A little later, people started to bake the matzah not only in the stove, but also with frying pans. The stove was heated, but the heat wasn’t scooped up, but moved to the walls of the stove. 3 holders were put in different places of the furnace. The raw matzah was placed in the frying pan and put with the help of a chaplya (a special device to put and remove pans from the stove) to the furnace on the taganok (stand, holder). So it was done with all 3 pans. When the matzah was baked, the pan was removed from the oven using a chaplya. Baked matzah was replaced with raw ones in the pan and sent to the oven. Such a cycle lasted until all the matzah was baked.
To knead the dough for matzah, one needs water and flour. Water was prepared in a bucket in advance, before the sunset of the day prior to the day of baking. One needs to sift the flour into a large bowl, make a hole in it, pour some water knead the dough. Then this dough was placed under a wooden tamper, where two people knead it to a smooth dough: one person raises and lowers the tamping handle and presses it onto the dough; the second person turns the dough ball, which is under the tamper on the boards.
This is done until the dough is soft, elastic, homogeneous. Then the dough was cut into small pieces and thin sheets of raw matzah were rolled out of them.

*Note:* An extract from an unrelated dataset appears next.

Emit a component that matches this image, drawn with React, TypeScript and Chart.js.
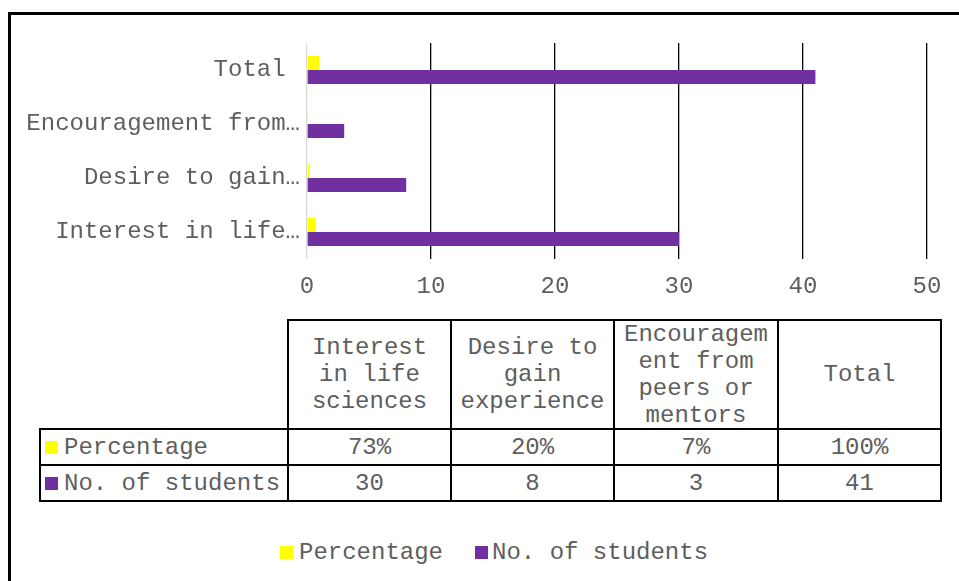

Currently, the residents of Vysoki do not bake matzah on their own, but buy it with the help of the Jewish community of Voronezh. However, though the matzah is no longer homemade, some people still keep the cooking accessories for preparing matzah.
These boards were used for tamping and rolling out the sheets of matzah.
Anna Lazarevna Bocharnikova, who recently made aliyah to Israel, also shares some of her childhood reminiscences regarding getting ready for Pesach and baking matzah:
“The women started to cook the dough, and then the men hit it with a crowbar, kneaded it. First, the dough was kneaded by women. Water was brought in the evening, it was called “night water”, it was collected either from a nature reservoir or from a well.
“People gathered together in a house. They brought all the children. We, children, rolled out the dough. One woman was standing by the stove. The stove was hot in the morning and until midnight, there were even fires. The wall of the house caught fire, and the house itself was, as we call it, “on chicken legs”, flimsy, but we succeeded to save it, flooded the fire with water.
“So, there were a woman at the stove, a woman kneading, we are rolling out the dough, 10-12 people, large tables… And before we roll out the dough, after the woman kneaded it, the men used a specially made iron scrap, and this big piece of dough was put under the pressure and kneaded with force to become flexible.
“When the dough is ready, the woman cuts it on special pieces – this is matzah. So she cut a lot of pieces on the table, we, children, took it one by one and rolled it out by ourselves. One guy or a woman were responsible to make holes in these pieces, like in modern matzah. To do it properly, the gears were taken out of the wall clock.
“One woman wass standing by the stove, the stove was heating up. Everything from the stove was scraped out, the furnace was heated to such a state that it was impossible to stand there. The woman washed the whole stove with a damp towel, took out all the ash.
“And then she put matzah pieces directly on the board, one by one, 30 pieces of matzah were cooked at once, for 5-7 minutes, and the matzah was ready, crunchy and delicious.”
Tova Filchagova, the community leader of Vysoki, specifies some important points that makes Vysoki matzah so special:
“We had to do it quickly, we had only 18 minutes. Only in this case matzah will be kosher. In Hebrew it is called matzah shmurah. It was very important to keep the flour in a propare way. The grain itself was milled and s stored very selectively, so that it was dry and isolated from any damage. Even the millstones for grinding were made specifically for Passover. “
These are rolling pins and pestrilki (picks to make holes in the sheets of matzah).